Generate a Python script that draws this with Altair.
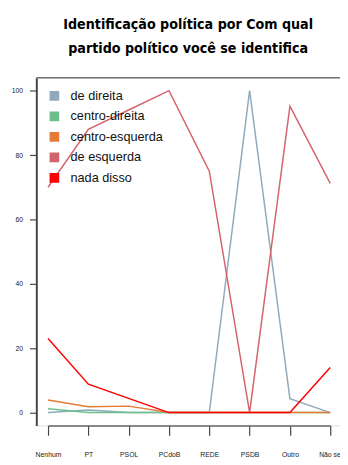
import altair as alt
import pandas as pd

categories = ["Nenhum", "PT", "PSOL", "PCdoB", "REDE", "PSDB", "Outro", "Não sei"]
series = ["de direita", "centro-direita", "centro-esquerda", "de esquerda", "nada disso"]
de_direita = [0, 0.8, 0, 0, 0, 100, 4.3, 0]
centro_direita = [1.2, 0, 0, 0, 0, 0, 0, 0]
centro_esquerda = [3.9, 1.8, 2.0, 0, 0, 0, 0, 0]
de_esquerda = [70, 88, 94, 100, 75, 0, 95.2, 71.2]
nada_disso = [23, 8.8, 4.4, 0, 0, 0, 0, 14.0]
colors = ["#8eaabb", "#6cbf8d", "#e57b36", "#d4646c", "#ff0000"]
widths = [1.5, 1.5, 1.5, 1.5, 2.2]
y_ticks = [0, 20, 40, 60, 80, 100]

values = [de_direita, centro_direita, centro_esquerda, de_esquerda, nada_disso]
rows = []
for s, vals in zip(series, values):
    for c, v in zip(categories, vals):
        rows.append({"serie": s, "categoria": c, "valor": v})
df = pd.DataFrame(rows)

W, H = 311, 356

# filled-looking square legend symbol made of concentric square outlines
square_path = ("M-1,-1H1V1H-1Z M-0.7,-0.7H0.7V0.7H-0.7Z "
               "M-0.4,-0.4H0.4V0.4H-0.4Z M-0.1,-0.1H0.1V0.1H-0.1Z")

x_enc = alt.X("categoria:N", sort=categories,
              scale=alt.Scale(type="point", domain=categories, range=[12, 301], padding=0),
              axis=alt.Axis(title=None, labelAngle=0, grid=False, domain=True,
                            domainColor="#666", domainWidth=1.5, tickColor="#444",
                            tickWidth=1.2, tickSize=10, labelPadding=16, labelFontSize=7,
                            labelColor="#222", labelFont="Liberation Sans"))
y_enc = alt.Y("valor:Q", scale=alt.Scale(domain=[-4, 104], nice=False, zero=False),
              axis=alt.Axis(title=None, values=y_ticks, grid=False, domain=True,
                            domainColor="#444", domainWidth=2, tickColor="#444",
                            tickWidth=1.2, tickSize=7, labelPadding=7, labelFontSize=7,
                            labelColor="#222", labelFont="Liberation Sans"))

lines = alt.Chart(df).transform_calculate(w="datum.serie").mark_line().encode(
    x=x_enc,
    y=y_enc,
    stroke=alt.Stroke("serie:N", sort=series,
                      scale=alt.Scale(domain=series, range=colors),
                      legend=alt.Legend(title=None, orient="top-left", offset=12,
                                        symbolType=square_path, symbolSize=70,
                                        symbolStrokeWidth=1.5,
                                        labelFontSize=13, labelFont="Liberation Sans",
                                        labelColor="#111", labelOffset=10, rowPadding=6,
                                        padding=0)),
    strokeWidth=alt.StrokeWidth("w:N", scale=alt.Scale(domain=series, range=widths),
                                legend=None),
    detail="serie:N",
)

top_line = alt.Chart(alt.Data(values=[{}])).mark_rule(color="#777", strokeWidth=1.5).encode(
    x=alt.value(0), x2=alt.value(W), y=alt.value(0)
)

chart = alt.layer(lines, top_line).properties(
    width=W, height=H,
    title=alt.TitleParams(
        text=["Identificação política por Com qual", "partido político você se identifica"],
        font="DejaVu Sans Condensed", fontSize=14.5, fontWeight="bold", color="black",
        anchor="middle", lineHeight=25, offset=21,
    ),
    autosize=alt.AutoSizeParams(type="none"),
    padding={"left": 29, "top": 66, "right": 0, "bottom": 35},
).configure_view(stroke=None).configure(background="white")

chart.save("out.html", embed_options={"renderer": "svg", "actions": False})
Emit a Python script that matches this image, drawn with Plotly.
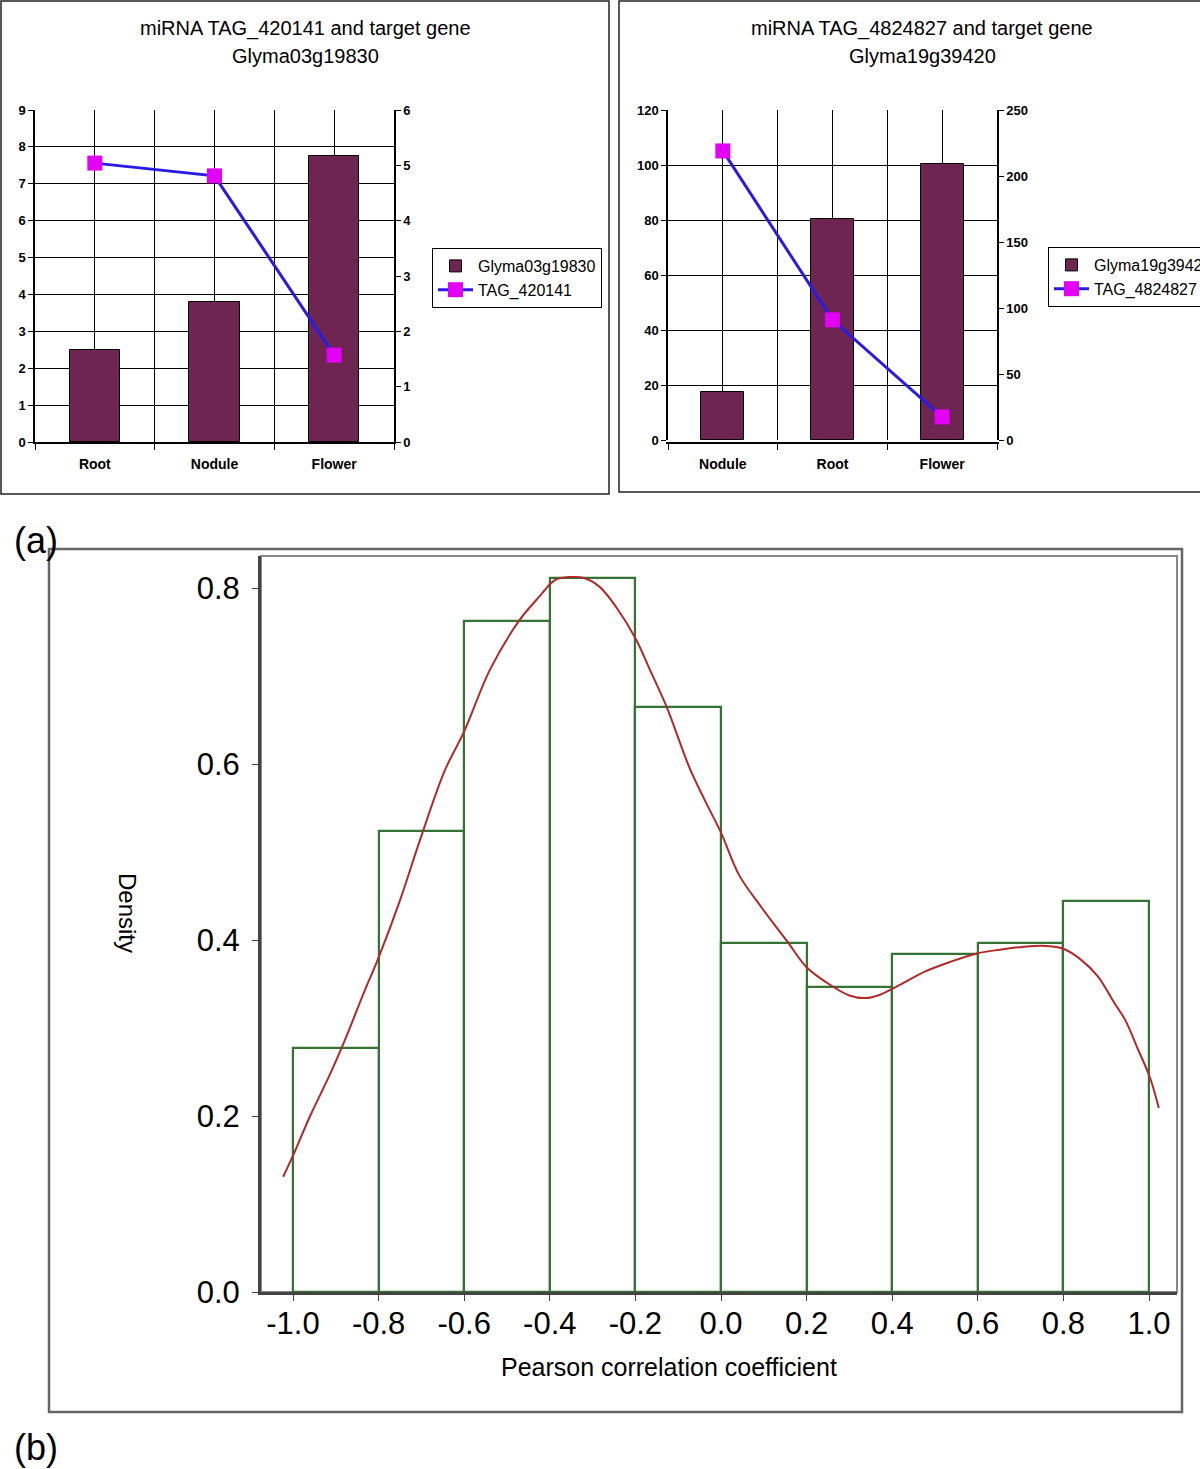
import plotly.graph_objects as go

W, H = 1200, 1469
def px(x): return x / W
def py(y): return 1 - y / H

FONT = "Liberation Sans, Arial, sans-serif"

# ---------------- data ----------------
a1_categories = ["Root", "Nodule", "Flower"]
a1_gene_values = [2.5, 3.8, 7.75]
a1_mirna_values = [5.04, 4.81, 1.57]
a1_gene_name = "Glyma03g19830"
a1_mirna_name = "TAG_420141"
a1_title_lines = ["miRNA TAG_420141 and target gene", "Glyma03g19830"]
a1_left_ticks = [0, 1, 2, 3, 4, 5, 6, 7, 8, 9]
a1_right_ticks = [0, 1, 2, 3, 4, 5, 6]

a2_categories = ["Nodule", "Root", "Flower"]
a2_gene_values = [17.5, 80.5, 100.5]
a2_mirna_values = [219, 91, 17.5]
a2_gene_name = "Glyma19g39420"
a2_mirna_name = "TAG_4824827"
a2_title_lines = ["miRNA TAG_4824827 and target gene", "Glyma19g39420"]
a2_left_ticks = [0, 20, 40, 60, 80, 100, 120]
a2_right_ticks = [0, 50, 100, 150, 200, 250]

hist_bin_edges = [-1.0, -0.8, -0.6, -0.4, -0.2, 0.0, 0.2, 0.4, 0.6, 0.8, 1.0]
hist_density = [0.277, 0.524, 0.7625, 0.811, 0.665, 0.397, 0.347, 0.384, 0.397, 0.444]
kde_x = [-1.023, -1.0, -0.96, -0.914, -0.879, -0.832, -0.8, -0.75, -0.703, -0.645,
         -0.6, -0.54, -0.47, -0.423, -0.388, -0.353, -0.318, -0.283, -0.243, -0.199,
         -0.166, -0.127, -0.073, -0.038, 0.0, 0.042, 0.094, 0.135, 0.157, 0.2, 0.255,
         0.30, 0.338, 0.37, 0.418, 0.476, 0.535, 0.6, 0.652, 0.722, 0.769, 0.8, 0.84,
         0.88, 0.921, 0.944, 0.975, 1.002, 1.023]
kde_y = [0.131, 0.155, 0.20, 0.247, 0.286, 0.343, 0.38, 0.445, 0.514, 0.593,
         0.637, 0.707, 0.764, 0.791, 0.809, 0.8125, 0.811, 0.801, 0.777, 0.742,
         0.707, 0.665, 0.595, 0.559, 0.522, 0.474, 0.4375, 0.411, 0.397, 0.369, 0.349,
         0.337, 0.334, 0.3375, 0.349, 0.364, 0.375, 0.385, 0.389, 0.393, 0.393, 0.39, 0.378,
         0.359, 0.327, 0.3095, 0.275, 0.244, 0.209]
hist_x_ticks = [-1.0, -0.8, -0.6, -0.4, -0.2, 0.0, 0.2, 0.4, 0.6, 0.8, 1.0]
hist_y_ticks = [0.0, 0.2, 0.4, 0.6, 0.8]

# ---------------- style ----------------
BAR_COLOR = "#6E2551"
LINE_COLOR = "#2A1AE6"
MARKER_COLOR = "#E400F6"
HIST_COLOR = "#357335"
KDE_COLOR = "#B02A2A"

fig = go.Figure()

# panel a1
a1_pos = list(range(len(a1_categories)))
fig.add_trace(go.Bar(x=a1_pos, y=a1_gene_values, name=a1_gene_name, width=0.42,
                     marker=dict(color=BAR_COLOR, line=dict(color="black", width=1)),
                     xaxis="x", yaxis="y", legend="legend"))
fig.add_trace(go.Scatter(x=a1_pos, y=a1_mirna_values, name=a1_mirna_name, mode="lines+markers",
                         line=dict(color=LINE_COLOR, width=3),
                         marker=dict(symbol="square", size=15, color=MARKER_COLOR),
                         xaxis="x", yaxis="y2", legend="legend"))

# panel a2
a2_pos = list(range(len(a2_categories)))
fig.add_trace(go.Bar(x=a2_pos, y=a2_gene_values, name=a2_gene_name, width=0.39,
                     marker=dict(color=BAR_COLOR, line=dict(color="black", width=1)),
                     xaxis="x2", yaxis="y3", legend="legend2"))
fig.add_trace(go.Scatter(x=a2_pos, y=a2_mirna_values, name=a2_mirna_name, mode="lines+markers",
                         line=dict(color=LINE_COLOR, width=3),
                         marker=dict(symbol="square", size=15, color=MARKER_COLOR),
                         xaxis="x2", yaxis="y4", legend="legend2"))

# panel b
bin_centers = [(hist_bin_edges[i] + hist_bin_edges[i + 1]) / 2 for i in range(len(hist_density))]
bin_widths = [hist_bin_edges[i + 1] - hist_bin_edges[i] for i in range(len(hist_density))]
fig.add_trace(go.Bar(x=bin_centers, y=hist_density, width=bin_widths,
                     marker=dict(color="rgba(255,255,255,0)", line=dict(color=HIST_COLOR, width=2.2)),
                     xaxis="x3", yaxis="y5", showlegend=False))
fig.add_trace(go.Scatter(x=kde_x, y=kde_y, mode="lines", line=dict(color=KDE_COLOR, width=2, shape="spline"),
                         xaxis="x3", yaxis="y5", showlegend=False))

tick_bold = dict(family=FONT, size=14, color="black", weight="bold")

def cat_xaxis(domain, cats):
    return dict(domain=domain, range=[-0.5, len(cats) - 0.5], tickmode="array",
                tickvals=list(range(len(cats))), ticktext=cats, ticks="",
                showgrid=True, gridcolor="black", gridwidth=1,
                minor=dict(tickmode="array", tickvals=[i - 0.5 for i in range(len(cats) + 1)],
                           ticks="outside", ticklen=6, tickcolor="black", showgrid=True,
                           gridcolor="black", gridwidth=1),
                showline=True, linecolor="black", linewidth=1.5, zeroline=False,
                tickfont=tick_bold, ticklabelstandoff=8, fixedrange=True)

def left_yaxis(domain, anchor, ticks):
    return dict(domain=domain, anchor=anchor, range=[ticks[0], ticks[-1]], tickmode="array",
                tickvals=ticks, ticks="outside", ticklen=5, tickcolor="black",
                showgrid=True, gridcolor="black", gridwidth=1,
                showline=True, linecolor="black", linewidth=1.5, zeroline=False,
                tickfont=dict(family=FONT, size=13, color="black", weight="bold"))

def right_yaxis(overlay, anchor, ticks):
    return dict(overlaying=overlay, anchor=anchor, side="right", range=[ticks[0], ticks[-1]],
                tickmode="array", tickvals=ticks, ticks="outside", ticklen=5, tickcolor="black",
                showgrid=False, showline=True, linecolor="black", linewidth=1.5, zeroline=False,
                tickfont=dict(family=FONT, size=13, color="black", weight="bold"))

legend_style = dict(xanchor="left", yanchor="top", bordercolor="black", borderwidth=1,
                    bgcolor="white", font=dict(family=FONT, size=16, color="black"),
                    traceorder="normal", tracegroupgap=0, itemwidth=35)

def ann(x, y, text, size, **kw):
    d = dict(x=px(x), y=py(y), xref="paper", yref="paper", text=text, showarrow=False,
             font=dict(family=FONT, size=size, color="black"), xanchor="center", yanchor="middle")
    d.update(kw)
    return d

annotations = []
for i, line in enumerate(a1_title_lines):
    annotations.append(ann(305, 28 + 28 * i, line, 20))
for i, line in enumerate(a2_title_lines):
    annotations.append(ann(922, 28 + 28 * i, line, 20))
annotations += [
    ann(128, 913, "Density", 24, textangle=90),
    ann(669, 1367, "Pearson correlation coefficient", 25),
    ann(36, 540, "(a)", 36),
    ann(36, 1447, "(b)", 36),
]

shapes = [
    dict(type="rect", xref="paper", yref="paper", x0=px(1), x1=px(609), y0=py(494), y1=py(1),
         line=dict(color="#222", width=1.5)),
    dict(type="rect", xref="paper", yref="paper", x0=px(619), x1=px(1203), y0=py(492), y1=py(1),
         line=dict(color="#222", width=1.5)),
    dict(type="rect", xref="paper", yref="paper", x0=px(49), x1=px(1182), y0=py(1412), y1=py(549),
         line=dict(color="#666", width=2.5)),
    dict(type="rect", xref="paper", yref="paper", x0=px(261), x1=px(1177), y0=py(1292), y1=py(556),
         line=dict(color="#888", width=2), layer="below"),
]

x_unit = 428.0  # px per unit on panel b
fig.update_layout(
    width=W, height=H,
    margin=dict(l=0, r=0, t=0, b=0, autoexpand=False),
    paper_bgcolor="white", plot_bgcolor="white",
    font=dict(family=FONT, color="black"),
    xaxis=cat_xaxis([px(35), px(394)], a1_categories),
    yaxis=left_yaxis([py(442), py(110)], "x", a1_left_ticks),
    yaxis2=right_yaxis("y", "x", a1_right_ticks),
    xaxis2=cat_xaxis([px(668), px(997)], a2_categories),
    yaxis3=left_yaxis([py(440), py(110)], "x2", a2_left_ticks),
    yaxis4=right_yaxis("y3", "x2", a2_right_ticks),
    xaxis3=dict(domain=[px(261), px(1177)], anchor="y5",
                range=[-1 - (293 - 261) / x_unit, 1 + (1177 - 1149) / x_unit],
                tickmode="array", tickvals=hist_x_ticks, ticktext=[f"{v:.1f}" for v in hist_x_ticks],
                ticks="outside", ticklen=6, tickcolor="#444", showgrid=False,
                showline=True, linecolor="#444", linewidth=3, zeroline=False,
                tickfont=dict(family=FONT, size=31, color="black"), ticklabelstandoff=-4),
    yaxis5=dict(domain=[py(1292), py(556)], anchor="x3",
                range=[0, (1292 - 556) / 880.0],
                tickmode="array", tickvals=hist_y_ticks, ticktext=[f"{v:.1f}" for v in hist_y_ticks],
                ticks="outside", ticklen=6, tickcolor="#444", showgrid=False,
                showline=True, linecolor="#444", linewidth=3, zeroline=False,
                tickfont=dict(family=FONT, size=31, color="black"), ticklabelstandoff=6),
    legend=dict(x=px(432), y=py(248), **legend_style),
    legend2=dict(x=px(1048), y=py(247), **legend_style),
    annotations=annotations,
    shapes=shapes,
    bargap=0,
)

fig.write_html("out.html", config={"displayModeBar": False},
               post_script="document.body.style.margin='0px';document.body.style.overflow='hidden';")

----------------------------------------

Omit every picture, and please return the entries exactly from the first line through the line with "import pandas as pd", both included.

• Response for this exercise:
Generate a Python script that draws this with Altair.
import altair as alt
import pandas as pd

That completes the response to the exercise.